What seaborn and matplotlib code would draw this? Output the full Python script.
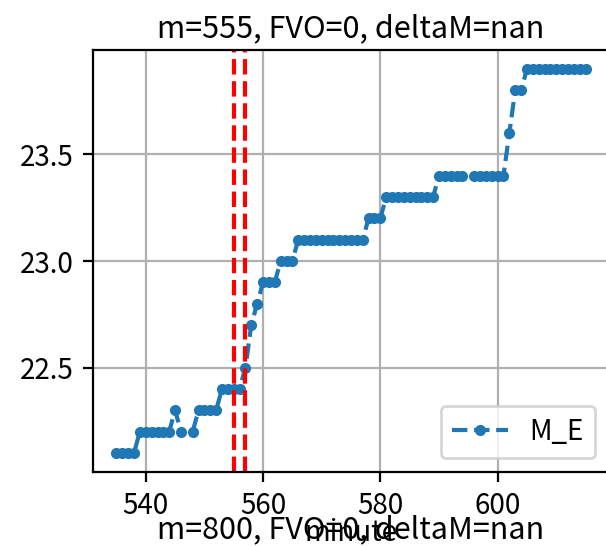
import matplotlib

matplotlib.use("Agg")

import matplotlib.pyplot as plt
import seaborn as sns
import numpy as np
import pandas as pd

# minute index and M_E values (nan = missing minute)
minutes = list(range(535, 616))
m_e = (
    [22.1] * 4            # 535-538
    + [22.2] * 6          # 539-544
    + [22.3, 22.2, np.nan, 22.2]   # 545-548
    + [22.3] * 4          # 549-552
    + [22.4] * 4          # 553-556
    + [22.5, 22.7, 22.8]  # 557-559
    + [22.9] * 3          # 560-562
    + [23.0] * 3          # 563-565
    + [23.1] * 12         # 566-577
    + [23.2] * 3          # 578-580
    + [23.3] * 9          # 581-589
    + [23.4] * 5          # 590-594
    + [np.nan]            # 595
    + [23.4] * 6          # 596-601
    + [23.6, 23.8, 23.8]  # 602-604
    + [23.9] * 11         # 605-615
)
event_minutes = [555, 557]

title_top = "m=555, FVO=0, deltaM=nan"
title_bottom = "m=800, FVO=0, deltaM=nan"

df = pd.DataFrame({"minute": minutes, "M_E": m_e})

# nan breaks the line, so give every unbroken run its own unit id
df["run"] = df["M_E"].isna().cumsum()
df = df.dropna()

plt.rcParams["font.family"] = ["Noto Sans CJK SC", "DejaVu Sans"]

fig = plt.figure(figsize=(6.06 / 2, 5.47 / 2), dpi=200)
ax = fig.add_axes([93 / 606, 75 / 547, 516 / 606, 422 / 547])

sns.lineplot(
    data=df,
    x="minute",
    y="M_E",
    units="run",
    estimator=None,
    ax=ax,
    color="#1f77b4",
    linestyle="--",
    marker=".",
    markersize=6,
    markeredgecolor="#1f77b4",
    markeredgewidth=1.0,
    linewidth=1.5,
    label="M_E"
)

# red dashed event lines
for xm in event_minutes:
    ax.axvline(xm, color="red", linestyle="--", linewidth=1.5)

ax.grid(True, color="#b0b0b0", linewidth=0.8)
ax.set_axisbelow(True)

ax.set_title(title_top, fontsize=11, pad=4.7)
ax.set_xlabel("minute", fontsize=10)
ax.set_ylabel("")
ax.xaxis.label.set_verticalalignment("baseline")
ax.xaxis.set_label_coords(0.5, -0.1635)
ax.tick_params(labelsize=10)

# one legend entry, not one per run
handles, labels = ax.get_legend_handles_labels()
ax.legend(handles[:1], labels[:1], loc="lower right", fontsize=10)

fig.text(351 / 606, 9 / 547, title_bottom, ha="center", va="baseline", fontsize=11)

fig.savefig("out.png", dpi=200)
plt.close()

### TASK PROMPT
Pictures are excluded; extract exactly the lines from the start of the data through the line that holds "import pandas as pd", both ends included.

### EXERCISE RESULT
What seaborn and matplotlib code would draw this? Output the full Python script.
import matplotlib

matplotlib.use("Agg")

import matplotlib.pyplot as plt
import seaborn as sns
import numpy as np
import pandas as pd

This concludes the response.